A Bloomberg report on October 17 said China has told its state-owned natural gas importers like Sinopec and China National Offshore Oil Corporation (CNOOC) to halt liquefied natural gas (LNG) sales to Europe. This is because China wants to protect its domestic gas supplies ahead of the winter season.
Over the past months, China had been reselling its LNG to European markets. As you may know, the economic downturn the country has experienced from the Covid-19 resurgence resulted in the implementation of strict policies which led to an economic shutdown and a subsequent low demand for gas.
However, with the winter season fast approaching, China wants to save its LNG supplies for domestic use.
According to Yahoo Finance, the invasion of Ukraine had enabled China to purchase cheap Russian fuel, following sanctions on Russia by Western countries.
Impact on the Nigerian LNG market
Liquefied natural gas (LNG) analyst, Kayode Oluwadare, told Nairametrics that Nigeria will benefit from China’s decision to stop LNG sales to Europe. According to him, LNG imports from China to Europe have kept spot prices low due to the increase in LNG supply to the EU, which has kept downward pressure on benchmark gas prices in the EU.

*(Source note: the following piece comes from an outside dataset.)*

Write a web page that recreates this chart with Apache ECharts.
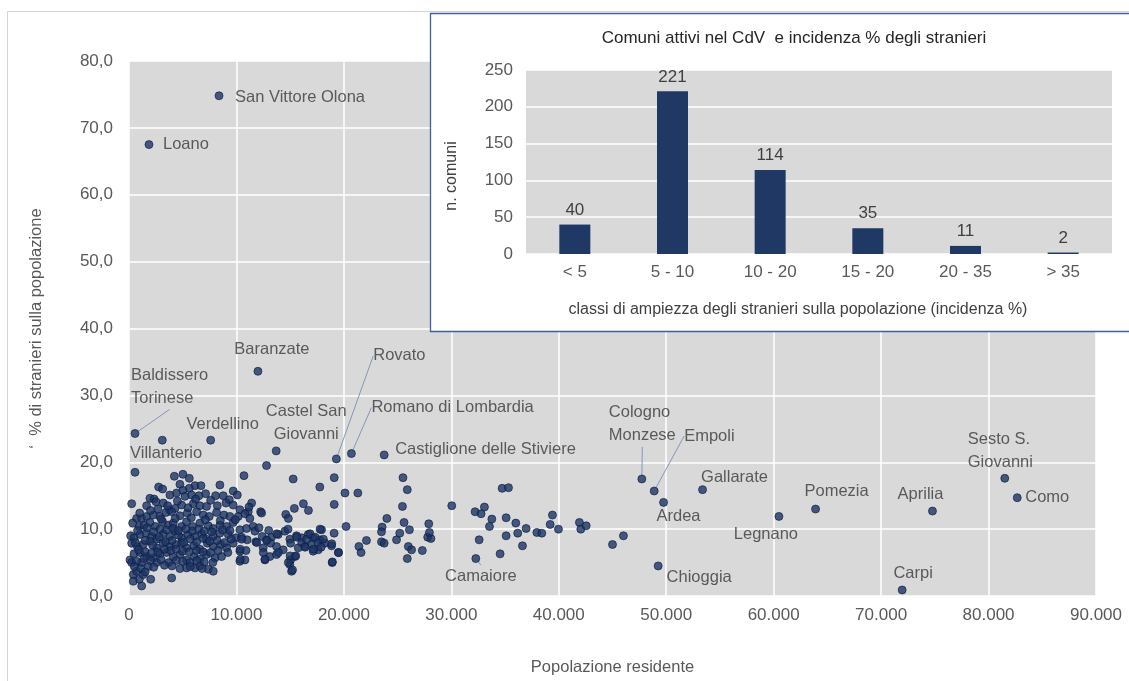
<!DOCTYPE html>
<html><head><meta charset="utf-8">
<script src="https://cdn.jsdelivr.net/npm/echarts@6/dist/echarts.min.js"></script>
<style>html,body{margin:0;padding:0;background:#fff}#c{width:1129px;height:681px}</style>
</head><body><div id="c"></div>
<script>
// ---- DATA ----
// unlabeled comuni: resident population and % of foreigners
const popolazione = [
3100,4220,5020,5610,10700,2760,3130,4740,6140,6700,5610,8460,9700,10080,
1950,2330,3810,4430,5020,5210,5830,6510,7130,8060,8770,9330,
250,1640,2510,3190,3750,4280,4900,5980,6600,7220,8220,9020,9700,10320,11100,11410,
710,1180,1640,2260,2880,3440,3970,4740,5430,6290,6910,7470,8150,8840,9390,10170,10790,11250,12250,12340,
340,960,1400,1950,2450,3130,3660,4120,4900,5360,5920,6600,7380,7840,8460,9080,9700,10320,10940,11560,11720,14510,
155,465,1020,1580,2110,2570,3190,3810,4280,4900,5460,6140,6760,7220,7840,8460,9240,9950,10480,11000,11810,12800,13270,13890,14970,15590,16060,16680,17140,17760,17920,
250,780,1330,1950,2570,3190,3810,4370,4900,5360,6050,6600,7290,7840,8530,9080,9700,12490,13180,13730,14350,15040,15750,16370,16990,17610,18230,18850,
90,465,1020,1640,2260,2880,3500,4120,4740,5360,6050,6600,7220,8000,8620,10320,10790,12650,13110,13730,15040,15440,17140,19500,
250,1180,1800,2570,4740,5360,6140,6600,7380,10320,14970,18910,
400,710,960,1330,2020,400,1180,3970,7840,15130,15220,
600,1500,2200,2800,3400,4000,4600,5100,5700,6300,6900,7500,8200,8900,9500,
800,1700,2300,2900,3500,4100,4600,5300,5900,6500,7000,7700,8700,9400,
900,1500,2100,2700,3300,3900,4400,5000,5600,6300,6900,7600,8300,9200,
700,1400,2000,3000,3700,4400,5000,5700,6300,7000,7800,
500,1100,1500,2300,3300,4000,5700,6800,
1000,2000,2700,3600,4500,5500,6200,7600,3000,4300,5800,7100,8500,9900,
12800,15280,17760,19100,20100,21300,19100,20200,16230,16700,15390,14590,14830,11170,
13750,14800,13900,14990,14830,19090,18870,19490,18930,15520,15610,16080,16390,16540,16850,17320,17620,17880,17170,18090,17780,12400,12100,13000,
10490,10890,11890,12500,12660,12820,10360,10340,
25500,25900,25450,24000,25600,23560,23500,23500,23750,24900,25200,26100,26000,26300,25900,27300,27900,27800,28100,22100,21400,21600,
30040,34730,35320,32210,32770,33080,33770,35100,36000,33550,36960,37960,38420,39410,39200,39970,36180,35100,36620,34540,32590,
41920,42050,42550,46020,45000,27960
];
const incidenza = [
23.3,17.9,18.2,17.6,18.0,16.3,16.0,16.7,16.5,16.5,16.1,16.6,15.7,15.1,
14.6,14.5,15.1,15.4,15.8,14.9,15.1,15.0,15.3,15.0,15.0,14.4,
13.8,13.5,14.1,13.9,12.9,13.1,13.6,13.8,13.5,13.4,13.5,13.9,13.6,12.9,12.6,13.9,
11.6,11.6,11.9,12.1,11.9,12.5,12.6,12.0,12.4,12.6,12.1,11.9,12.5,12.1,11.9,11.9,12.3,11.6,12.6,12.4,
10.9,10.4,10.6,11.0,10.4,11.1,10.6,10.9,10.4,11.1,10.4,10.9,10.5,10.1,10.6,10.4,11.0,9.9,10.1,10.4,9.7,9.7,
9.0,8.7,9.2,9.4,8.9,8.5,9.3,8.9,9.7,8.7,9.2,8.9,9.3,8.5,8.9,9.4,9.2,8.7,8.8,8.4,8.1,8.4,8.8,9.2,8.5,9.0,8.7,9.2,8.7,8.4,9.9,
7.9,7.4,7.7,8.2,7.2,7.9,7.4,7.7,7.9,7.2,7.5,7.0,7.9,7.4,7.7,7.2,7.9,7.2,7.9,7.4,6.9,7.9,7.2,7.4,7.7,6.9,7.9,7.5,
5.4,6.3,6.5,5.9,5.7,6.3,6.5,5.8,6.2,5.4,5.9,5.5,6.2,5.7,5.9,6.7,5.4,5.4,5.9,6.2,5.4,5.9,6.7,6.5,
5.0,5.0,4.4,5.0,4.1,4.2,4.2,4.5,4.0,5.2,4.7,5.0,
3.2,3.7,2.5,3.2,2.5,2.2,1.5,2.7,3.7,3.7,3.9,
8.0,8.3,7.6,8.8,8.1,8.3,9.1,8.0,8.5,8.1,8.6,8.2,8.3,8.0,8.5,
9.8,10.2,9.6,10.0,9.9,10.1,9.8,10.0,9.7,10.0,9.7,9.6,9.9,9.8,
6.9,6.6,6.4,6.6,7.0,6.8,7.0,6.7,6.6,6.8,6.6,6.5,6.8,6.5,
5.2,5.6,5.3,5.4,5.0,5.3,5.2,5.0,5.3,5.1,5.0,
4.4,4.1,3.6,4.3,4.6,4.5,4.4,4.1,
12.4,12.8,13.0,13.5,14.2,13.2,14.5,14.3,11.5,11.6,11.7,11.4,11.3,11.4,
19.5,17.5,16.3,17.7,15.4,15.4,13.7,10.4,13.8,12.8,13.1,12.2,11.6,13.3,
9.3,10.0,6.5,6.0,5.0,9.4,7.8,6.5,5.1,6.0,8.8,8.0,7.3,8.5,9.3,8.8,8.0,7.3,7.0,8.5,10.0,8.9,10.2,9.8,
8.5,6.8,8.0,6.5,5.5,8.3,5.5,7.0,
17.7,15.9,13.4,11.6,11.0,10.3,9.6,8.1,7.9,8.4,9.4,9.9,7.4,6.9,5.6,6.8,10.8,8.8,8.6,8.3,7.4,6.5,
13.5,16.1,16.2,12.6,12.3,13.3,11.5,11.7,10.9,10.4,10.1,9.5,9.4,12.1,10.7,10.0,9.4,9.0,7.5,6.3,8.4,
11.0,10.0,10.5,9.0,7.7,9.5
];
// labeled comuni
const nomiComuni = ['San Vittore Olona','Loano','Baranzate','Baldissero\nTorinese','Villanterio','Verdellino',
  'Castel San\nGiovanni','Rovato','Romano di Lombardia','Castiglione delle Stiviere','Camaiore','Cologno\nMonzese',
  'Empoli','Ardea','Chioggia','Gallarate','Legnano','Pomezia','Carpi','Aprilia','Sesto S.\nGiovanni','Como'];
const popComuni = [8380,1860,12000,560,560,7600,13700,19300,20700,23750,32280,47730,48880,49750,49250,53380,60490,63900,71960,74780,81510,82670];
const incComuni = [74.8,67.5,33.6,24.3,18.5,23.3,21.7,20.5,21.3,21.1,5.6,17.5,15.7,14.0,4.5,15.9,11.9,13.0,0.9,12.7,17.6,14.7];

// inset bar chart
const classi = ['< 5','5 - 10','10 - 20','15 - 20','20 - 35','> 35'];
const nComuni = [40,221,114,35,11,2];

// axes ticks
const xMin = 0, xMax = 90000, xStep = 10000;
const yMin = 0, yMax = 80, yStep = 10;
const barMin = 0, barMax = 250, barStep = 50;

// ---- STYLE (label placement offsets) ----
const labelPlace = {
  'San Vittore Olona': {align:'left', dx:16, dy:2},
  'Loano': {align:'left', dx:14, dy:0},
  'Baranzate': {align:'center', dx:14, dy:-22},
  'Baldissero\nTorinese': {align:'left', dx:-4, dy:-47, line:true},
  'Villanterio': {align:'left', dx:-5, dy:-19},
  'Verdellino': {align:'center', dx:12, dy:-16},
  'Castel San\nGiovanni': {align:'center', dx:30, dy:-28},
  'Rovato': {align:'center', dx:63, dy:-103, line:true},
  'Romano di Lombardia': {align:'left', dx:20, dy:-46, line:true},
  'Castiglione delle Stiviere': {align:'left', dx:11, dy:-5},
  'Camaiore': {align:'center', dx:5, dy:18, line:true},
  'Cologno\nMonzese': {align:'left', dx:-33, dy:-55, line:true},
  'Empoli': {align:'left', dx:30, dy:-55, line:true},
  'Ardea': {align:'center', dx:15, dy:14},
  'Chioggia': {align:'center', dx:41, dy:12},
  'Gallarate': {align:'center', dx:32, dy:-12},
  'Legnano': {align:'center', dx:-13, dy:18},
  'Pomezia': {align:'center', dx:21, dy:-18},
  'Carpi': {align:'center', dx:11, dy:-17},
  'Aprilia': {align:'center', dx:-12, dy:-17},
  'Sesto S.\nGiovanni': {align:'left', dx:-37, dy:-27},
  'Como': {align:'left', dx:8, dy:0}
};

const FONT = 'Liberation Sans, Arial, sans-serif';
const dotStyle = {color:'#1c3566', borderColor:'#0b1a3a', borderWidth:0.8};
const plainPts = popolazione.map((p,i)=>[p, incidenza[i]]);
const withLine = [], noLine = [];
nomiComuni.forEach((n,i)=>{
  const s = labelPlace[n];
  const item = {name:n, value:[popComuni[i], incComuni[i]],
    label:{align:s.align}};
  (s.line ? withLine : noLine).push(item);
});
function layoutFor(list){
  return function(params){
    const s = labelPlace[list[params.dataIndex].name];
    return {dx:s.dx, dy:s.dy};
  };
}
const labelBase = {show:true, position:'inside', formatter:'{b}', color:'#383838',
  fontSize:16.5, fontFamily:FONT, lineHeight:23, verticalAlign:'middle'};

const chart = echarts.init(document.getElementById('c'), null, {renderer:'canvas'});
chart.setOption({
  animation:false,
  backgroundColor:'#fff',
  grid:[
    {left:129, right:33, top:61, bottom:84, show:true, backgroundColor:'#d9d9d9', borderWidth:0, z:0},
    {left:526, right:17, top:70, bottom:427, show:true, backgroundColor:'#d9d9d9', borderWidth:0, z:60}
  ],
  xAxis:[
    {type:'value', gridIndex:0, min:xMin, max:xMax, interval:xStep,
     name:'Popolazione residente', nameLocation:'middle', nameGap:63,
     nameTextStyle:{color:'#595959', fontSize:16.5, fontFamily:FONT},
     axisLine:{show:false}, axisTick:{show:false},
     axisLabel:{color:'#595959', fontSize:17, fontFamily:FONT, margin:11,
       formatter:v=>String(v).replace(/\B(?=(\d{3})+(?!\d))/g,'.')},
     splitLine:{show:true, lineStyle:{color:'#ffffff', width:1.5}}},
    {type:'category', gridIndex:1, data:classi, z:61,
     axisLine:{show:false}, axisTick:{show:false},
     axisLabel:{color:'#595959', fontSize:17, fontFamily:FONT, margin:10},
     splitLine:{show:false}}
  ],
  yAxis:[
    {type:'value', gridIndex:0, min:yMin, max:yMax, interval:yStep,
     name:'‘  % di stranieri sulla popolazione', nameLocation:'middle', nameGap:84, nameRotate:90,
     nameTextStyle:{color:'#595959', fontSize:16.5, fontFamily:FONT},
     axisLine:{show:false}, axisTick:{show:false},
     axisLabel:{color:'#595959', fontSize:17, fontFamily:FONT, margin:16,
       formatter:v=>v.toFixed(1).replace('.',',')},
     splitLine:{show:true, lineStyle:{color:'#ffffff', width:1.5}}},
    {type:'value', gridIndex:1, min:barMin, max:barMax, interval:barStep, z:61,
     axisLine:{show:false}, axisTick:{show:false},
     axisLabel:{color:'#595959', fontSize:17, fontFamily:FONT, margin:13},
     splitLine:{show:true, lineStyle:{color:'#ffffff', width:1.5}}}
  ],
  graphic:[
    {type:'rect', z:1, silent:true, shape:{x:7.5, y:11.5, width:1200, height:720},
     style:{fill:'none', stroke:'#d4d4d4', lineWidth:1}},
    {type:'rect', z:50, silent:true, shape:{x:430.5, y:13.5, width:760, height:318},
     style:{fill:'#ffffff', stroke:'#3f5f95', lineWidth:1.3}},
    {type:'text', z:70, silent:true, x:794, y:38,
     style:{text:'Comuni attivi nel CdV  e incidenza % degli stranieri', fill:'#262626',
       font:'17px '+FONT, align:'center', verticalAlign:'middle', textAlign:'center', textVerticalAlign:'middle'}},
    {type:'text', z:70, silent:true, x:798, y:310,
     style:{text:'classi di ampiezza degli stranieri sulla popolazione (incidenza %)', fill:'#404040',
       font:'16px '+FONT, align:'center', verticalAlign:'middle', textAlign:'center', textVerticalAlign:'middle'}},
    {type:'text', z:70, silent:true, x:452, y:176, rotation:Math.PI/2,
     style:{text:'n. comuni', fill:'#404040',
       font:'16px '+FONT, align:'center', verticalAlign:'middle', textAlign:'center', textVerticalAlign:'middle'}}
  ],
  series:[
    {type:'scatter', xAxisIndex:0, yAxisIndex:0, data:plainPts, symbolSize:8, itemStyle:dotStyle, z:2},
    {type:'scatter', xAxisIndex:0, yAxisIndex:0, data:noLine, symbolSize:8, itemStyle:dotStyle, z:3,
     label:labelBase, labelLayout:layoutFor(noLine)},
    {type:'scatter', xAxisIndex:0, yAxisIndex:0, data:withLine, symbolSize:8, itemStyle:dotStyle, z:3,
     label:labelBase, labelLayout:layoutFor(withLine),
     labelLine:{show:true, length2:0, lineStyle:{color:'#8497b8', width:1}}},
    {type:'bar', xAxisIndex:1, yAxisIndex:1, data:nComuni, barWidth:31, z:62,
     itemStyle:{color:'#203864'},
     label:{show:true, position:'top', distance:6, color:'#404040', fontSize:17, fontFamily:FONT}}
  ]
});
</script></body></html>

However, with the decision China has made to stop sales to the EU, Nigeria will make more money by selling Nigeria Liquefied Natural Gas (NLNG) Limited‘s spare LNG volumes.
Oluwadare added that although up to 80% of its volumes can be committed to long-term contracts, NLNG has up to 20% spare volumes which can be committed to the spot market.
These spare LNG volumes will now be sold based on spot prices, which will be determined by demand, supply, and environmental factors. In winter, spot prices are higher and even long-term LNG contracts can be renegotiated.
Long-term contracts can be 20 to 25 years and the contracts can be renegotiated whenever there is price volatility in the global market. The Covid-19 era was one of the recent examples of price volatility in the global market. During covid-19, LNG buyers and suppliers had to renegotiate contracts.
Right now, there is price volatility due to LNG price spikes, following the sanctions on Russia, which have created a supply disruption in Europe and increased benchmark prices. So, Nigeria will benefit from this gap in the European market.
What you should know
- A spot market is one in which natural gas is bought and sold for immediate or very near-term delivery, usually for a period of 30 days or less.
- Spot prices are around $40 per million British Thermal Units (MMBtu) in Europe as of today, October 17.
- Nigeria currently exports liquefied natural gas (LNG) to European countries like France,, Spain, Portugal and Turkey.